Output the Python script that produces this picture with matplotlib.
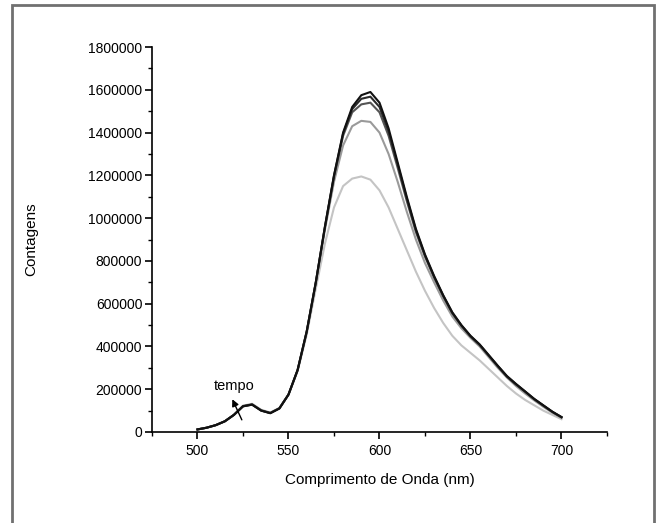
import matplotlib
matplotlib.use("Agg")
import matplotlib.pyplot as plt
from matplotlib.patches import Rectangle
from matplotlib.ticker import MultipleLocator

plt.rcParams['font.family'] = ['Liberation Sans', 'DejaVu Sans']

# wavelength grid (nm)
wl = list(range(500, 705, 5))

# counts, in thousands (darkest / latest first)
s1 = [12, 20, 32, 50, 80, 120, 128, 100, 88, 110, 175, 290, 470, 700, 960,
      1200, 1400, 1520, 1575, 1590, 1540, 1420, 1260, 1100, 950, 830, 730,
      640, 560, 500, 450, 410, 360, 310, 262, 225, 190, 155, 125, 95, 70]
s2 = [12, 20, 32, 50, 80, 120, 128, 100, 88, 110, 175, 290, 470, 700, 958,
      1198, 1395, 1510, 1558, 1568, 1520, 1405, 1250, 1092, 944, 826, 726,
      637, 557, 498, 448, 408, 358, 308, 260, 223, 189, 154, 124, 94, 69]
s3 = [12, 20, 32, 50, 80, 121, 129, 101, 89, 111, 175, 289, 468, 698, 955,
      1192, 1385, 1495, 1532, 1540, 1495, 1385, 1235, 1080, 935, 820, 722,
      635, 555, 497, 447, 407, 357, 307, 258, 222, 188, 153, 123, 94, 69]
s4 = [12, 20, 32, 50, 80, 122, 130, 102, 90, 112, 175, 287, 465, 695, 945,
      1170, 1340, 1430, 1455, 1450, 1400, 1300, 1170, 1030, 900, 790, 700,
      615, 540, 485, 440, 400, 350, 300, 255, 215, 180, 148, 118, 90, 66]
s5 = [12, 20, 32, 50, 80, 123, 132, 104, 91, 112, 175, 285, 455, 670, 880,
      1050, 1150, 1185, 1195, 1180, 1130, 1050, 950, 850, 750, 660, 580,
      510, 450, 405, 370, 335, 295, 255, 215, 180, 150, 125, 100, 80, 60]

series = [s5, s4, s3, s2, s1]
colors = ['#c4c4c4', '#9a9a9a', '#555555', '#2a2a2a', '#111111']

fig = plt.figure(figsize=(6.56, 5.23), dpi=100)
ax = fig.add_axes([0.2317, 0.174, 0.6936, 0.736])

for s, c in zip(series, colors):
    ax.plot(wl, [v * 1000 for v in s], color=c, lw=1.5)

ax.set_xlim(475, 725)
ax.set_ylim(0, 1800000)
ax.xaxis.set_major_locator(MultipleLocator(50))
ax.xaxis.set_minor_locator(MultipleLocator(25))
ax.yaxis.set_major_locator(MultipleLocator(200000))
ax.yaxis.set_minor_locator(MultipleLocator(100000))
ax.set_xticks([500, 550, 600, 650, 700])
ax.ticklabel_format(axis='y', style='plain', useOffset=False)

for side in ['top', 'right']:
    ax.spines[side].set_visible(False)
for side in ['left', 'bottom']:
    ax.spines[side].set_linewidth(1.2)
ax.tick_params(which='major', direction='out', length=5, width=1.2, labelsize=10)
ax.tick_params(axis='y', which='major', pad=2)
ax.tick_params(which='minor', direction='out', length=3, width=1.0)

ax.set_xlabel('Comprimento de Onda (nm)', fontsize=11, labelpad=11)
ax.set_ylabel('Contagens', fontsize=11, labelpad=36)

# "tempo" arrow
ax.annotate('', xy=(518.5, 165000), xytext=(525, 45000),
            arrowprops=dict(arrowstyle='-|>', color='black', lw=1.0,
                            mutation_scale=10))
ax.text(520, 215000, 'tempo', fontsize=10.5, ha='center', va='center')

# outer frame
fig.patches.append(Rectangle((0.018, -0.02), 0.979, 1.01, transform=fig.transFigure,
                             fill=False, edgecolor='#707070', lw=2))

fig.savefig('out.png', dpi=100)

■ ■ ■ ■

● **YOUR OBJECTIVE**:
Copy the data exactly. Any picture it contains is to be omitted.

● **ANSWER TO THE PROBLEM**:
Output the Python script that produces this picture with matplotlib.
import matplotlib
matplotlib.use("Agg")
import matplotlib.pyplot as plt
from matplotlib.patches import Rectangle
from matplotlib.ticker import MultipleLocator

plt.rcParams['font.family'] = ['Liberation Sans', 'DejaVu Sans']

# wavelength grid (nm)
wl = list(range(500, 705, 5))

# counts, in thousands (darkest / latest first)
s1 = [12, 20, 32, 50, 80, 120, 128, 100, 88, 110, 175, 290, 470, 700, 960,
      1200, 1400, 1520, 1575, 1590, 1540, 1420, 1260, 1100, 950, 830, 730,
      640, 560, 500, 450, 410, 360, 310, 262, 225, 190, 155, 125, 95, 70]
s2 = [12, 20, 32, 50, 80, 120, 128, 100, 88, 110, 175, 290, 470, 700, 958,
      1198, 1395, 1510, 1558, 1568, 1520, 1405, 1250, 1092, 944, 826, 726,
      637, 557, 498, 448, 408, 358, 308, 260, 223, 189, 154, 124, 94, 69]
s3 = [12, 20, 32, 50, 80, 121, 129, 101, 89, 111, 175, 289, 468, 698, 955,
      1192, 1385, 1495, 1532, 1540, 1495, 1385, 1235, 1080, 935, 820, 722,
      635, 555, 497, 447, 407, 357, 307, 258, 222, 188, 153, 123, 94, 69]
s4 = [12, 20, 32, 50, 80, 122, 130, 102, 90, 112, 175, 287, 465, 695, 945,
      1170, 1340, 1430, 1455, 1450, 1400, 1300, 1170, 1030, 900, 790, 700,
      615, 540, 485, 440, 400, 350, 300, 255, 215, 180, 148, 118, 90, 66]
s5 = [12, 20, 32, 50, 80, 123, 132, 104, 91, 112, 175, 285, 455, 670, 880,
      1050, 1150, 1185, 1195, 1180, 1130, 1050, 950, 850, 750, 660, 580,
      510, 450, 405, 370, 335, 295, 255, 215, 180, 150, 125, 100, 80, 60]

series = [s5, s4, s3, s2, s1]
colors = ['#c4c4c4', '#9a9a9a', '#555555', '#2a2a2a', '#111111']

fig = plt.figure(figsize=(6.56, 5.23), dpi=100)
ax = fig.add_axes([0.2317, 0.174, 0.6936, 0.736])

for s, c in zip(series, colors):
    ax.plot(wl, [v * 1000 for v in s], color=c, lw=1.5)

ax.set_xlim(475, 725)
ax.set_ylim(0, 1800000)
ax.xaxis.set_major_locator(MultipleLocator(50))
ax.xaxis.set_minor_locator(MultipleLocator(25))
ax.yaxis.set_major_locator(MultipleLocator(200000))
ax.yaxis.set_minor_locator(MultipleLocator(100000))
ax.set_xticks([500, 550, 600, 650, 700])
ax.ticklabel_format(axis='y', style='plain', useOffset=False)

for side in ['top', 'right']:
    ax.spines[side].set_visible(False)
for side in ['left', 'bottom']:
    ax.spines[side].set_linewidth(1.2)
ax.tick_params(which='major', direction='out', length=5, width=1.2, labelsize=10)
ax.tick_params(axis='y', which='major', pad=2)
ax.tick_params(which='minor', direction='out', length=3, width=1.0)

ax.set_xlabel('Comprimento de Onda (nm)', fontsize=11, labelpad=11)
ax.set_ylabel('Contagens', fontsize=11, labelpad=36)

# "tempo" arrow
ax.annotate('', xy=(518.5, 165000), xytext=(525, 45000),
            arrowprops=dict(arrowstyle='-|>', color='black', lw=1.0,
                            mutation_scale=10))
ax.text(520, 215000, 'tempo', fontsize=10.5, ha='center', va='center')

# outer frame
fig.patches.append(Rectangle((0.018, -0.02), 0.979, 1.01, transform=fig.transFigure,
                             fill=False, edgecolor='#707070', lw=2))

fig.savefig('out.png', dpi=100)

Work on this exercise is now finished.